Jonathan Fryer

Writer, Lecturer, Broadcaster and Liberal Democrat Politician

Pessoa’s Lisbon for Tourists

Posted by jonathanfryer on Tuesday, 18th August, 2015

imageimageOne if the things I so love about travel is the serendipity of chance encounters with unknown books in other people’s bookshelves, which is how I came across Fernando Pessoa’s Lisbon: What the Tourist Should See (Bilingual edition, Companhia das Lettras, 1992) here in Fortaleza, Brazil. Widely recognised as Portugal’s second most important poet (after Camoes), Pessoa spent his formative years in Durban, South Africa, where his stepfather was Portuguese Consul, and he wrote this little guidebook in English in the 1920s, by which time he was well installed in Lisbon, a city he adored.
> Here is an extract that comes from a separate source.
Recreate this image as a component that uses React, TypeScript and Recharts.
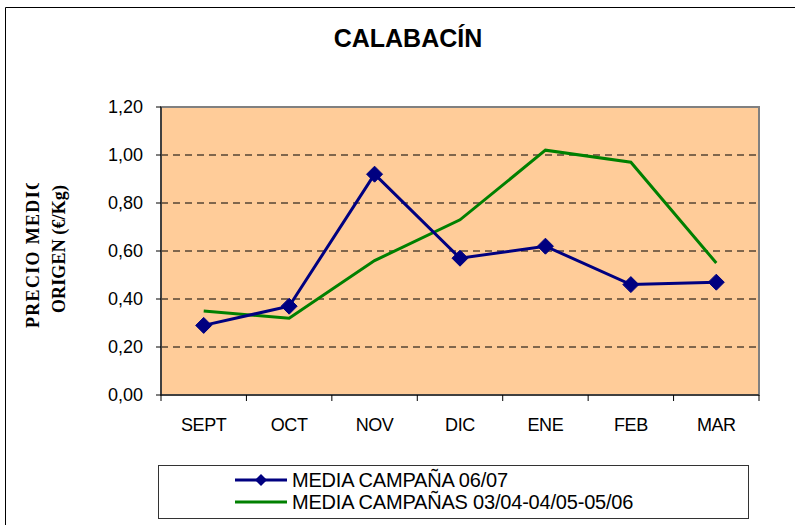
import { ComposedChart, Line, XAxis, YAxis, CartesianGrid, ReferenceArea } from "recharts";

const months = ["SEPT", "OCT", "NOV", "DIC", "ENE", "FEB", "MAR"];
const campana0607 = [0.29, 0.37, 0.92, 0.57, 0.62, 0.46, 0.47];
const campanasPrev = [0.35, 0.32, 0.56, 0.73, 1.02, 0.97, 0.55];
const yTicks = [0, 0.2, 0.4, 0.6, 0.8, 1.0, 1.2];

const NAVY = "#000080";
const GREEN = "#008000";
const PLOT_BG = "#FFCC99";
const FONT = "'Liberation Sans', Arial, sans-serif";
const SERIF = "'Liberation Serif', 'Times New Roman', serif";

// each month sits in the middle of its band; band edges get the tick marks
const data = months.map((m, i) => ({
  month: m,
  pos: i + 0.5,
  actual: campana0607[i],
  media: campanasPrev[i],
}));
const xTicks = [0, ...months.flatMap((_, i) => [i + 0.5, i + 1])];

function Diamond(props: { cx?: number; cy?: number }) {
  const { cx, cy } = props;
  if (cx == null || cy == null) return null;
  const r = 8;
  return (
    <polygon
      points={`${cx},${cy - r} ${cx + r},${cy} ${cx},${cy + r} ${cx - r},${cy}`}
      fill={NAVY}
      stroke={NAVY}
    />
  );
}

function MonthTick(props: { x?: number; y?: number; payload?: { value: number } }) {
  const { x = 0, y = 0, payload } = props;
  const v = payload?.value ?? 0;
  if (Number.isInteger(v)) {
    return <line x1={x} y1={y} x2={x} y2={y + 6} stroke="#000" />;
  }
  return (
    <text
      x={x}
      y={y + 36}
      textAnchor="middle"
      fontFamily={FONT}
      fontSize={18}
      letterSpacing={-0.4}
      fill="#000"
    >
      {months[Math.floor(v)]}
    </text>
  );
}

function PriceTick(props: { x?: number; y?: number; payload?: { value: number } }) {
  const { x = 0, y = 0, payload } = props;
  return (
    <text x={x} y={y + 6} textAnchor="end" fontFamily={FONT} fontSize={18} fill="#000">
      {(payload?.value ?? 0).toFixed(2).replace(".", ",")}
    </text>
  );
}

export default function App() {
  return (
    <div
      style={{
        position: "fixed",
        left: 0,
        top: 0,
        width: 795,
        height: 525,
        overflow: "hidden",
        background: "#fff",
      }}
    >
      <ComposedChart
        width={795}
        height={525}
        data={data}
        margin={{ top: 107, right: 36, left: 0, bottom: 0 }}
      >
        <CartesianGrid
          vertical={false}
          fill={PLOT_BG}
          fillOpacity={1}
          stroke="#000"
          strokeDasharray="7 5"
        />
        <ReferenceArea
          x1={0}
          x2={7}
          y1={0}
          y2={1.2}
          fill="none"
          stroke="#808080"
          strokeWidth={2}
          ifOverflow="visible"
        />
        <XAxis
          dataKey="pos"
          type="number"
          domain={[0, 7]}
          ticks={xTicks}
          interval={0}
          height={130}
          axisLine={{ stroke: "#000" }}
          tickLine={false}
          tickSize={0}
          tickMargin={0}
          tick={<MonthTick />}
        />
        <YAxis
          width={161}
          domain={[0, 1.2]}
          ticks={yTicks}
          interval={0}
          axisLine={{ stroke: "#000" }}
          tickLine={{ stroke: "#000" }}
          tickSize={5}
          tickMargin={13}
          tick={<PriceTick />}
        />
        <Line
          type="linear"
          dataKey="media"
          stroke={GREEN}
          strokeWidth={3}
          dot={false}
          activeDot={false}
          isAnimationActive={false}
        />
        <Line
          type="linear"
          dataKey="actual"
          stroke={NAVY}
          strokeWidth={3}
          dot={<Diamond />}
          activeDot={false}
          isAnimationActive={false}
        />
      </ComposedChart>

      <svg
        width={795}
        height={525}
        style={{ position: "absolute", left: 0, top: 0, pointerEvents: "none" }}
      >
        <line x1={5.5} y1={7.5} x2={795} y2={7.5} stroke="#000" />
        <line x1={5.5} y1={7.5} x2={5.5} y2={525} stroke="#000" />
        <text
          x={408}
          y={47}
          textAnchor="middle"
          fontFamily={FONT}
          fontWeight="bold"
          fontSize={25}
          fill="#000"
        >
          CALABACÍN
        </text>
        <svg x={0} y={183} width={100} height={160} overflow="hidden">
          <g fontFamily={SERIF} fontWeight="bold" fontSize={18} fill="#000">
            <text
              transform="translate(39,145) rotate(-90)"
              textLength={152}
              lengthAdjust="spacing"
            >
              PRECIO MEDIO
            </text>
            <text
              transform="translate(65,130) rotate(-90)"
              textLength={128}
              lengthAdjust="spacing"
            >
              ORIGEN (€/Kg)
            </text>
          </g>
        </svg>
        <rect x={158.5} y={465.5} width={590} height={53} fill="#fff" stroke="#333" />
        <line x1={235} y1={480} x2={287} y2={480} stroke={NAVY} strokeWidth={3} />
        <polygon points="261,474 267,480 261,486 255,480" fill={NAVY} />
        <line x1={235} y1={502} x2={287} y2={502} stroke={GREEN} strokeWidth={3} />
        <g fontFamily={FONT} fontSize={20} fill="#000" letterSpacing={-0.2}>
          <text x={292} y={487}>MEDIA CAMPAÑA 06/07</text>
          <text x={292} y={509}>MEDIA CAMPAÑAS 03/04-04/05-05/06</text>
        </g>
      </svg>
    </div>
  );
}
The manuscript was among the many papers found after his death and published posthumously. Although the book starts off as little more than a catalogue of sights that a casual visitor to Lisbon might see it starts to take on real life when Pessoa lets his romantic imagination roam in the bye ways of history. I particularly savoured glimpses of places now no longer extant, including the metallic covered market in the Praca de Figueira and the open-air public library that operated under the shady branches of a vast cedar tree. Lisbon has long been my favourite European city and this literary curiosity adds another little sparkle to its glory.